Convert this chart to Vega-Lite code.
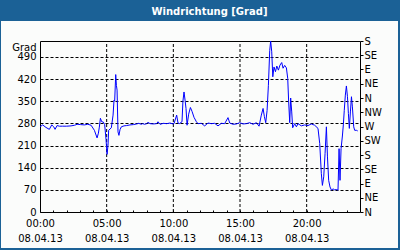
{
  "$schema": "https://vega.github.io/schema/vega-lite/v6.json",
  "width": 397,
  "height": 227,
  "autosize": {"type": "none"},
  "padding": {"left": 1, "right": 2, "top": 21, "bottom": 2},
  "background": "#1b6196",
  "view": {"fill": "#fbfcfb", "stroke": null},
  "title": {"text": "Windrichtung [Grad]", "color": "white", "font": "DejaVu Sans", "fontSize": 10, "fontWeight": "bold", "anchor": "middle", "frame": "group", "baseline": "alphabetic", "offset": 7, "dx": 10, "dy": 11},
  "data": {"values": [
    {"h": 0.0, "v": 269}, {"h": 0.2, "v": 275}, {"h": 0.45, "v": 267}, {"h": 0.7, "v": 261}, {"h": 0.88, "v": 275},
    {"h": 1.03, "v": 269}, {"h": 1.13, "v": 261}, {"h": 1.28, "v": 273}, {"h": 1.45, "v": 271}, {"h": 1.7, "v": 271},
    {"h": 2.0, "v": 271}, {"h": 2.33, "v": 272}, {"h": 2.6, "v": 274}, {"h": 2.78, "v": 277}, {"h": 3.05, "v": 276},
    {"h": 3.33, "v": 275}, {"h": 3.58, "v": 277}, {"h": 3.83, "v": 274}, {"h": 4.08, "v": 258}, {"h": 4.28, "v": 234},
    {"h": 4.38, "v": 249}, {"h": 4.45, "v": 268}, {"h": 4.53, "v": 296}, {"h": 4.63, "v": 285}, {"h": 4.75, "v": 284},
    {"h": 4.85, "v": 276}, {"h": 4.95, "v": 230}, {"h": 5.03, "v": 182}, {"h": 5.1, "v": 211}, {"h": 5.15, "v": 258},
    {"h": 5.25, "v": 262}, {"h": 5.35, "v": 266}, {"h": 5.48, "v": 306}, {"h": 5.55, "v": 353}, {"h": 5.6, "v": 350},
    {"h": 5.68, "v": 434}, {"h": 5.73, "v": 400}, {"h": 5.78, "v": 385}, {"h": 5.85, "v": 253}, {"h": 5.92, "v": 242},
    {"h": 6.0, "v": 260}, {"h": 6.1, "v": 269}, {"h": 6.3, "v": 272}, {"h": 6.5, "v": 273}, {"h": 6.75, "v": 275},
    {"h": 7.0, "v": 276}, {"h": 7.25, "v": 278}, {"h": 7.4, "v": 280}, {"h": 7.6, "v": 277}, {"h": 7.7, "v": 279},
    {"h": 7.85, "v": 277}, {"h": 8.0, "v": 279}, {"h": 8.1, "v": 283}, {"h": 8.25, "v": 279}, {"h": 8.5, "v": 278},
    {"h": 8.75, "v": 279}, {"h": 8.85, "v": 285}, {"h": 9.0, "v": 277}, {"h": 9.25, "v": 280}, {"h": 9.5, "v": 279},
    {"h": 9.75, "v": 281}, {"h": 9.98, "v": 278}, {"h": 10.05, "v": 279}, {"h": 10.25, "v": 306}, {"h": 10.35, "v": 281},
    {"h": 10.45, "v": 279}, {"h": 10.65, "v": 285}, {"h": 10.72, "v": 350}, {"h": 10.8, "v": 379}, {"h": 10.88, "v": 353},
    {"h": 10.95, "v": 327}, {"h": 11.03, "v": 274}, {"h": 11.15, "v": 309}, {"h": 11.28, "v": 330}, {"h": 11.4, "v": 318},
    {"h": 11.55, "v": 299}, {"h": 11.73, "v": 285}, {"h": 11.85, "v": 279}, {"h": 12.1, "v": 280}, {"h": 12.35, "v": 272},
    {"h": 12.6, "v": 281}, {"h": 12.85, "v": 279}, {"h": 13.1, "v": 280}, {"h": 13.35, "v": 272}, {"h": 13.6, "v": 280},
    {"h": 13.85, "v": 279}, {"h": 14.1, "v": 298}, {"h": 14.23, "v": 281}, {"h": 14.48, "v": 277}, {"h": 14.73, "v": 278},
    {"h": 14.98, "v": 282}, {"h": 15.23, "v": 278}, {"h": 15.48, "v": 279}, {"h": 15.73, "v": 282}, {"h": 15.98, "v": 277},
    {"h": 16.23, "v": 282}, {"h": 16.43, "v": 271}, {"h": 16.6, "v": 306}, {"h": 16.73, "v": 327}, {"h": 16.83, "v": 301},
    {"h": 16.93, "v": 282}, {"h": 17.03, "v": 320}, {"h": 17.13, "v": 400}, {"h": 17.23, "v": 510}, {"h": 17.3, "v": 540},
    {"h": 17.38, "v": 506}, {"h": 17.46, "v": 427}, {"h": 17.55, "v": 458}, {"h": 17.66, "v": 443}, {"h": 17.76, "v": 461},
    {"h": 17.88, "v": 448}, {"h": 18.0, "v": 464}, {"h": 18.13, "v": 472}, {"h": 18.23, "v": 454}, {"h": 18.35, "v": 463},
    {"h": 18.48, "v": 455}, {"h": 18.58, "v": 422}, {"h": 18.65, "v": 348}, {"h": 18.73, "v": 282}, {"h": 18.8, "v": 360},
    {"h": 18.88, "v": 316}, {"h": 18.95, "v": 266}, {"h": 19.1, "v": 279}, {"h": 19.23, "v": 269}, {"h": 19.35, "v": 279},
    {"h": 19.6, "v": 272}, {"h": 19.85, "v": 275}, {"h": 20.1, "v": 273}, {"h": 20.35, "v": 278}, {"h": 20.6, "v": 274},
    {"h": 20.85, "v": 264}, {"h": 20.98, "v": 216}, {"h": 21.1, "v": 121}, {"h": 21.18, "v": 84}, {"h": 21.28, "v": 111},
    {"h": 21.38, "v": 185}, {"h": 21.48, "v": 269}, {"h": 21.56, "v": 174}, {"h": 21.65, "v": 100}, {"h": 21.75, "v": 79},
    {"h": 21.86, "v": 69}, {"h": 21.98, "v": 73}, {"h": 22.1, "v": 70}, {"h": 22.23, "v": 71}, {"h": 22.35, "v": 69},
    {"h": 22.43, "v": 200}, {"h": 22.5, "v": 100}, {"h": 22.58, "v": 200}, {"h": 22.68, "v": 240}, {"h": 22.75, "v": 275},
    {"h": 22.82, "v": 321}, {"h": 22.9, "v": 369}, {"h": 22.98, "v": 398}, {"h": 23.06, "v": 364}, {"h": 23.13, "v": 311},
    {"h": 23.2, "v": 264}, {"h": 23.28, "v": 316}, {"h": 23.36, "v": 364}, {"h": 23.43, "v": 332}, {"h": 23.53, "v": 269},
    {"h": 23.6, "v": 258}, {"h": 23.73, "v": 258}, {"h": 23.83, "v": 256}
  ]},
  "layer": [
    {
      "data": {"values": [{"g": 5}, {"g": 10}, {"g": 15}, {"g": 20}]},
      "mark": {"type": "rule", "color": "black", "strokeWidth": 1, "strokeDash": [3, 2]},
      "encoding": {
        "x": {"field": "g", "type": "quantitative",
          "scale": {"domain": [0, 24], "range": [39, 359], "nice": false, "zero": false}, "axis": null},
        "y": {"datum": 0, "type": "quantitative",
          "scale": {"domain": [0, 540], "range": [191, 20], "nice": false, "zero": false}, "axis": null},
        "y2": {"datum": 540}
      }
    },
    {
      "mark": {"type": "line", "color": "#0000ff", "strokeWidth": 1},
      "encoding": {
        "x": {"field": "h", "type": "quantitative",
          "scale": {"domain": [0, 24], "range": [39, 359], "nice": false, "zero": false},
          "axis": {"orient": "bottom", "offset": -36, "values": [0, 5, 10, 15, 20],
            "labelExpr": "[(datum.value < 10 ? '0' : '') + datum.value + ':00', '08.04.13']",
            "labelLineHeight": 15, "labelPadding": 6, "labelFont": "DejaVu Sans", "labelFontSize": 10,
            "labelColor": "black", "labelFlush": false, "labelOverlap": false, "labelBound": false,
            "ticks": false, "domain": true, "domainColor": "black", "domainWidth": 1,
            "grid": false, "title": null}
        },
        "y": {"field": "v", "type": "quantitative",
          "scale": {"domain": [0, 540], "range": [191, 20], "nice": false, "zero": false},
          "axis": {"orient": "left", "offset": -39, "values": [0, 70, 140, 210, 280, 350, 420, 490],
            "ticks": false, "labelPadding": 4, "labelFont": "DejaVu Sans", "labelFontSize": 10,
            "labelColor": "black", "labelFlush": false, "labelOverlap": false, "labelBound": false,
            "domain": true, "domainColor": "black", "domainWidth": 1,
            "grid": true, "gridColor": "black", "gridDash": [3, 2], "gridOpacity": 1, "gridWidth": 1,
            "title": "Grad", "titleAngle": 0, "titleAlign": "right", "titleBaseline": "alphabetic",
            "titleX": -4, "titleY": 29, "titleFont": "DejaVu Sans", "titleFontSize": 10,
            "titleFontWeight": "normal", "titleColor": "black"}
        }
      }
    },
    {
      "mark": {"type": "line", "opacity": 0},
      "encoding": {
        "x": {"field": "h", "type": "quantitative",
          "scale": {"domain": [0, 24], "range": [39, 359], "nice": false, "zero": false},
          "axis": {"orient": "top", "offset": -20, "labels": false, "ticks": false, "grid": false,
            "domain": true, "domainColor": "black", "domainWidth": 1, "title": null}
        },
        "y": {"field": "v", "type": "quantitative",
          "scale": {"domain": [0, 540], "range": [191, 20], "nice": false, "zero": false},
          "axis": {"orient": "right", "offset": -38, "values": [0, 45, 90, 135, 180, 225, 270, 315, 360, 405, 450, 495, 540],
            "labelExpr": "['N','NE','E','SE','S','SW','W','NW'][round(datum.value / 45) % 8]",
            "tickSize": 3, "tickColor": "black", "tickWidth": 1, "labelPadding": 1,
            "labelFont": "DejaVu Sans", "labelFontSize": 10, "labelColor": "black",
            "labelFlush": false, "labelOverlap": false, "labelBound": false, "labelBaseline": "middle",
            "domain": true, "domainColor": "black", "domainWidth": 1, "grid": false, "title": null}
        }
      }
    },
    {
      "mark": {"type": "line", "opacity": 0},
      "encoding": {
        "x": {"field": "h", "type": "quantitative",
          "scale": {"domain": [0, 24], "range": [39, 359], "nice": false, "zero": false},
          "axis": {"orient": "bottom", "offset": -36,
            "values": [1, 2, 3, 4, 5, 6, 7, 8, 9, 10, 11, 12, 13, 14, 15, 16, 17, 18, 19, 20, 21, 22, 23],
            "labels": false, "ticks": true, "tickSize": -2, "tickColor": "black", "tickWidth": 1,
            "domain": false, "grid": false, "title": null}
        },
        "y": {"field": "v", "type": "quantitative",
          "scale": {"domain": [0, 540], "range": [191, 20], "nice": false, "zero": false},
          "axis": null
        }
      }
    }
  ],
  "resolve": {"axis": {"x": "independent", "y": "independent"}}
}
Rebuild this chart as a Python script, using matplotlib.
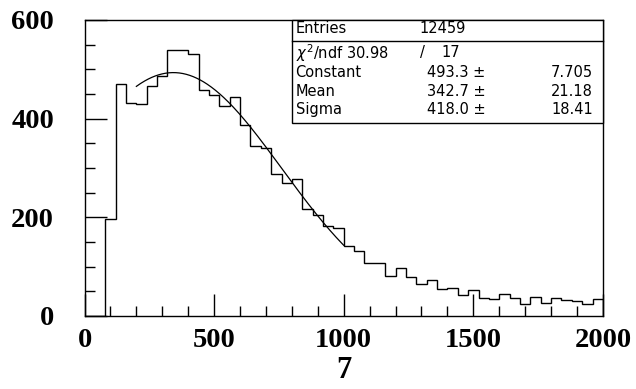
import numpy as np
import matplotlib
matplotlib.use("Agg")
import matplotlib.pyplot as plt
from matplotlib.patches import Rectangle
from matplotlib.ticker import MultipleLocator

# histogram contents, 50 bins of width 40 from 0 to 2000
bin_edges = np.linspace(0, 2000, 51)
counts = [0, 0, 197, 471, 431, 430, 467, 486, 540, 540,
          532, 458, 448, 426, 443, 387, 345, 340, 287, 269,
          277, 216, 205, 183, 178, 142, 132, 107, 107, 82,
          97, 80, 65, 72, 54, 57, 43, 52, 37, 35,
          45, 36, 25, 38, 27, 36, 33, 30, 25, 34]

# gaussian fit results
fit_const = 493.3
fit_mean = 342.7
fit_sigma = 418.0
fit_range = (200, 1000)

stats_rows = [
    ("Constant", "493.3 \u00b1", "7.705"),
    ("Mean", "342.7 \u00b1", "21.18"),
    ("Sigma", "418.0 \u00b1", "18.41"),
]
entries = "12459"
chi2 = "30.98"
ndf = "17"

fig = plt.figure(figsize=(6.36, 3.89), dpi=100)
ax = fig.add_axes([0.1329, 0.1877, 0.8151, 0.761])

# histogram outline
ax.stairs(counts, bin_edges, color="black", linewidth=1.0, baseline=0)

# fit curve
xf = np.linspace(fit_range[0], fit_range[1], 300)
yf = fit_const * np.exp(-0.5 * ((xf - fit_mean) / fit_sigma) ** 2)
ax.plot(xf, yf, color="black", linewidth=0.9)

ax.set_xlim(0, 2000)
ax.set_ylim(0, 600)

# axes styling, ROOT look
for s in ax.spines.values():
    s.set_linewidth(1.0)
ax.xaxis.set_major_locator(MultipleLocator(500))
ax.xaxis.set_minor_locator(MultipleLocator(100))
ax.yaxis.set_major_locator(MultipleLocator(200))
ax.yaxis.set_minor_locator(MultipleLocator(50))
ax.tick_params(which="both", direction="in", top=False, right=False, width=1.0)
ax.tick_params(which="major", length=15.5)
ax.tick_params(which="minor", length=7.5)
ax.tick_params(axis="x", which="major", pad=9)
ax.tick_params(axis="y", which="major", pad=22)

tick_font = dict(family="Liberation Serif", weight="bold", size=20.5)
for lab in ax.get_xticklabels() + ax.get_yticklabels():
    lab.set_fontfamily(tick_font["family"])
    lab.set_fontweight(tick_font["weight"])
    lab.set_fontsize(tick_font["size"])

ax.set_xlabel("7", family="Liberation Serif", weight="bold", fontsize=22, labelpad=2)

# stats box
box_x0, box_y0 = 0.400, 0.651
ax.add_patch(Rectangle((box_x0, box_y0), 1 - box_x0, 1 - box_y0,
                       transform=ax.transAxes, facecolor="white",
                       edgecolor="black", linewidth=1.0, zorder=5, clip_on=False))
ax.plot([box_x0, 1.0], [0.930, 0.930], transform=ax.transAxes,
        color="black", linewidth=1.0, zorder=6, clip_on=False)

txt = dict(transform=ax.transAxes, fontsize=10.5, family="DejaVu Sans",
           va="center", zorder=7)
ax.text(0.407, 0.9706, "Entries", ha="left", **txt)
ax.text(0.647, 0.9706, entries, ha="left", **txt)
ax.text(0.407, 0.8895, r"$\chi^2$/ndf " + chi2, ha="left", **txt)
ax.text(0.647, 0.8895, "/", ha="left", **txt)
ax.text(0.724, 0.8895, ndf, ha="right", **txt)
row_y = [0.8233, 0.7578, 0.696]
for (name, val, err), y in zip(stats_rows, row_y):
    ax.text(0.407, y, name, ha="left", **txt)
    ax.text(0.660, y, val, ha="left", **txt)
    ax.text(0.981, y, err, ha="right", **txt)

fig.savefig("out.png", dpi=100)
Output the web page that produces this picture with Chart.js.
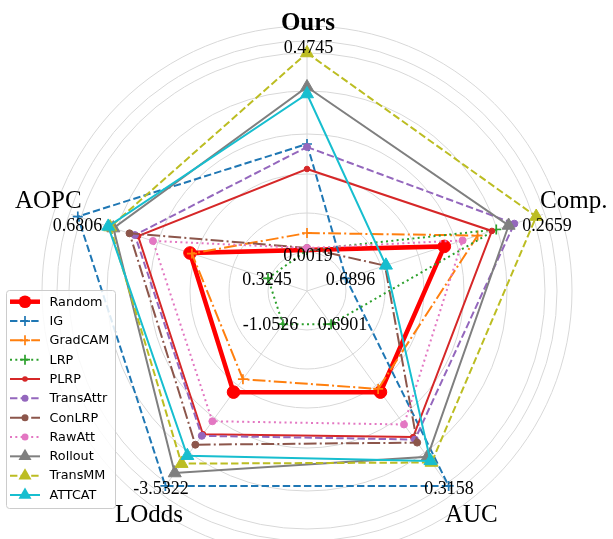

□ □ □ □ □ □ □

Above are the records. Copy word for word only their lines from the one holding "Rebuild this chart" through the one holding "from matplotlib.ticker import MultipleLocator", both included, and skip the images.

Rebuild this chart as a Python script, using matplotlib.
import numpy as np
import matplotlib
matplotlib.use("Agg")
import matplotlib.pyplot as plt
from matplotlib.patches import Rectangle
from matplotlib.ticker import MultipleLocator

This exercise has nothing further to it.